Ecco come funziona il nuovo programma nei lavori socialmente utili: l’imputato in alcuni casi può scegliere di effettuare una serie di lavori presso enti o associazioni convenzionate: se porta a termine positivamente il lavoro, il reato si estingue. Lo smart contract viene attivato dal giudice, che carica il provvedimento di ammissione in forma criptata sul web, in maniera tale che solo l’ente convenzionato può prenderne visione. Si attivano quindi una serie di “transazioni” sul database, chiamato blockchain, che ad ogni passaggio certificano che l’imputato sta effettivamente svolgendo il numero di ore a lui assegnato. All’esito del definitivo adempimento lo smart contract si conclude, e questo momento coincide con il provvedimento di estinzione del reato da parte del giudice.
“La particolarità”, ha spiegato Beluzzi, “è che tutte queste transazioni sono visibili da chiunque sulla piattaforma di blockchain utilizzata e che ogni cittadino può ‘controllare’ che quello smart contract sta progredendo, o si è bloccato, o si è concluso positivamente. Ogni smart contract è riferibile ad altri univoci indirizzi dei contraenti, apparentemente anonimi, ma ai quali corrispondono dei wallet che identificano i possibili attori di quella fase processuale, che possono essere o il giudice o l’ente affidatario, oppure la polizia giudiziaria delegata per il controllo. L’imputato non compare mai, ma tutti gli altri attori sono ‘tracciabili’ in riferimento alle loro attività, ed è tracciabile il percorso dell’intero svolgimento dei lavori di pubblica utilità. In sostanza chiunque può controllare sul web o anche con una semplice app se quella pena alternativa è stata eseguita o meno, quante ore di lavori di pubblica utilità sono state svolte presso quell’ente e i tempi di svolgimento di ciascuna procedura. Il controllo diventa ‘diffuso’, ovvero si sposta potenzialmente da soggetti delegati, come ad esempio i funzionari ministeriali o la polizia giudiziaria, al cittadino interessato. Insomma, ogni passaggio rimane in maniera permanente e non modificabile, a garanzia anche dello stesso imputato e con la possibilità di controllo senza alcuna intermediazione da parte dello difensore, e avrà potere di ‘prova’”.

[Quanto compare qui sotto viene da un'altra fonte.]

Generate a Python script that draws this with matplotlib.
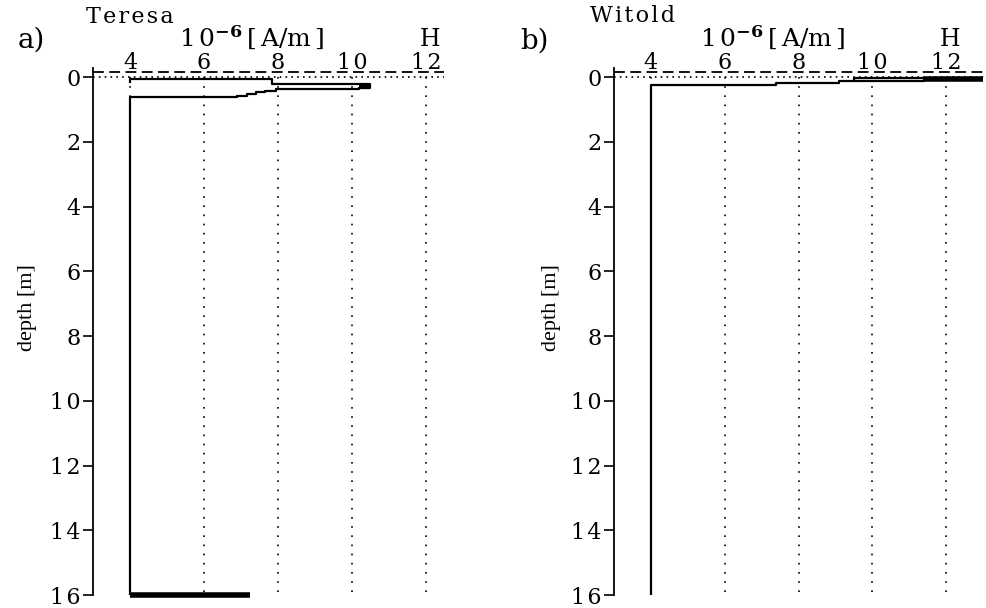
import matplotlib
matplotlib.use("Agg")
import matplotlib.pyplot as plt

SERIF = ['DejaVu Serif', 'DejaVu Sans']
plt.rcParams['font.family'] = SERIF
plt.rcParams['mathtext.fontset'] = 'dejavuserif'

# ---- data ----
x_ticks = [4, 6, 8, 10, 12]
y_ticks = [0, 2, 4, 6, 8, 10, 12, 14, 16]

# Panel a (Teresa) profile outline
teresa_x = [4.0, 4.0, 6.9, 6.9, 7.15, 7.15, 7.4, 7.4, 7.65, 7.65, 7.95, 7.95,
            10.2, 10.2, 10.5, 10.5, 7.85, 7.85, 4.0, 4.0]
teresa_y = [16.0, 0.62, 0.62, 0.58, 0.58, 0.53, 0.53, 0.47, 0.47, 0.42, 0.42, 0.37,
            0.37, 0.33, 0.33, 0.20, 0.20, 0.07, 0.07, 0.15]
teresa_thick_x = [4.0, 7.25]
teresa_thick_y = [16.0, 16.0]
teresa_end_x = [10.2, 10.5]
teresa_end_y = [0.30, 0.30]

# Panel b (Witold) profile outline
witold_x = [4.0, 4.0, 7.4, 7.4, 9.1, 9.1, 11.4, 11.4, 9.5, 9.5]
witold_y = [16.0, 0.24, 0.24, 0.17, 0.17, 0.11, 0.11, 0.03, 0.03, 0.08]
witold_thick_x = [11.4, 13.0]
witold_thick_y = [0.06, 0.06]

W, H = 987, 608
fig = plt.figure(figsize=(W / 100, H / 100), dpi=100)

def px(x, y):
    return x / W, 1 - y / H

def sp(s):
    return '\u200a'.join(s)

def make_axes(left_px, right_px, xmax):
    l, b = px(left_px, 595)
    _, t = px(0, 68)
    ax = fig.add_axes([l, b, (right_px - left_px) / W, t - b])
    ax.set_xlim(3, xmax)
    ax.set_ylim(16, -0.28)
    for s in ['top', 'right', 'bottom']:
        ax.spines[s].set_visible(False)
    ax.spines['left'].set_linewidth(1.3)
    ax.xaxis.tick_top()
    ax.set_xticks(x_ticks)
    ax.set_xticklabels([sp(str(v)) for v in x_ticks], fontsize=16)
    ax.tick_params(axis='x', length=0, pad=-4)
    ax.set_yticks(y_ticks)
    ax.set_yticklabels([sp(str(v)) for v in y_ticks], fontsize=16)
    ax.tick_params(axis='y', length=7, width=1.2, direction='out', pad=2)
    # grid
    for xv in x_ticks:
        ax.plot([xv, xv], [0, 16], color='black', lw=1.2, ls=(0, (1, 4.5)))
    ax.plot([3, xmax], [0, 0], color='black', lw=1.2, ls=(0, (1, 2.5)))
    ax.plot([3, xmax], [-0.15, -0.15], color='black', lw=1.3, ls=(0, (6, 3)))
    return ax

ax1 = make_axes(93, 444.5, 12.5)
ax1.plot(teresa_x, teresa_y, color='black', lw=1.6)
ax1.plot(teresa_thick_x, teresa_thick_y, color='black', lw=4, solid_capstyle='butt', clip_on=False)
ax1.plot(teresa_end_x, teresa_end_y, color='black', lw=3, solid_capstyle='butt')

ax2 = make_axes(614, 985, 13.05)
ax2.plot(witold_x, witold_y, color='black', lw=1.6)
ax2.plot(witold_thick_x, witold_thick_y, color='black', lw=4, solid_capstyle='butt')

# texts
def ftext(x, y, s, **kw):
    fig.text(*px(x, y), s, **kw)

unit = r'$\mathrm{1\,0}^{\mathbf{-6}}\,\mathrm{[\,A/m\,]}$'

ftext(130, 17, sp('Teresa'), fontsize=16, ha='center', va='center')
ftext(31, 40, 'a)', fontsize=20, ha='center', va='center')
ftext(251, 38, unit, fontsize=18, ha='center', va='center')
ftext(430, 40, 'H', fontsize=17, ha='center', va='center')

ftext(633, 16, sp('Witold'), fontsize=16, ha='center', va='center')
ftext(535, 41, 'b)', fontsize=20, ha='center', va='center')
ftext(772, 38, unit, fontsize=18, ha='center', va='center')
ftext(950, 40, 'H', fontsize=17, ha='center', va='center')

ftext(28, 308, 'depth [m]', fontsize=16, ha='center', va='center', rotation=90,
      family=['Liberation Serif', 'DejaVu Serif'])
ftext(552, 308, 'depth [m]', fontsize=16, ha='center', va='center', rotation=90,
      family=['Liberation Serif', 'DejaVu Serif'])

fig.savefig('out.png', dpi=100)
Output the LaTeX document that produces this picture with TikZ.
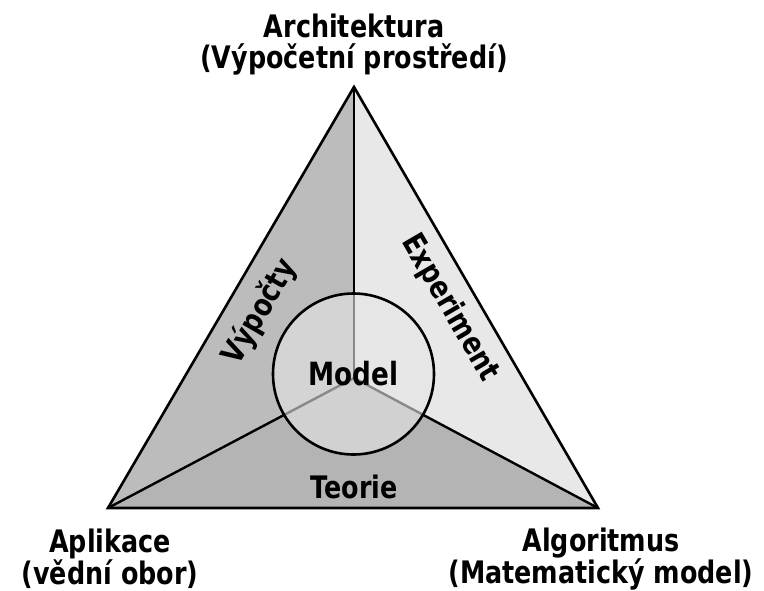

Una rivoluzione che già si sta pensando di estendere alla giustizia riparativa, con enormi vantaggi, soprattutto per le persone offese: si tratta di un procedimento che consente alla vittima di operare un confronto con chi le ha fatto del male, di intraprendere un percorso che parte dal pentimento del reo fino ad un possibile perdono della persona offesa. Possono intervenire vari attori, mediazioni, eventuali risarcimenti del danno, e tutto trova il presupposto nel costante “consenso” della vittima stessa. Se il consenso della vittima viene a mancare in qualsiasi momento, il percorso si interrompe.
“Ho iniziato ad immaginare il ‘controllo’ della vittima”, ha spiegato il giudice, “attraverso uno smart contract, o meglio una serie di smart contract che caratterizzano le varie possibili fasi del percorso di giustizia riparativa: agli effetti di trasparenza e di controllo ‘distribuito’ si aggiunge il permanente controllo, in ogni fase, della vittima, che con la sua ‘transazione’ sulla blockchain attiva o non attiva un altro step del percorso di ‘riparazione’. Il percorso si può interrompere in qualsiasi momento, ma la ‘collettività’, il popolo italiano, può sempre conoscere cosa è stato fatto fino a quel punto, o prendere atto dell’effetto positivo finale”.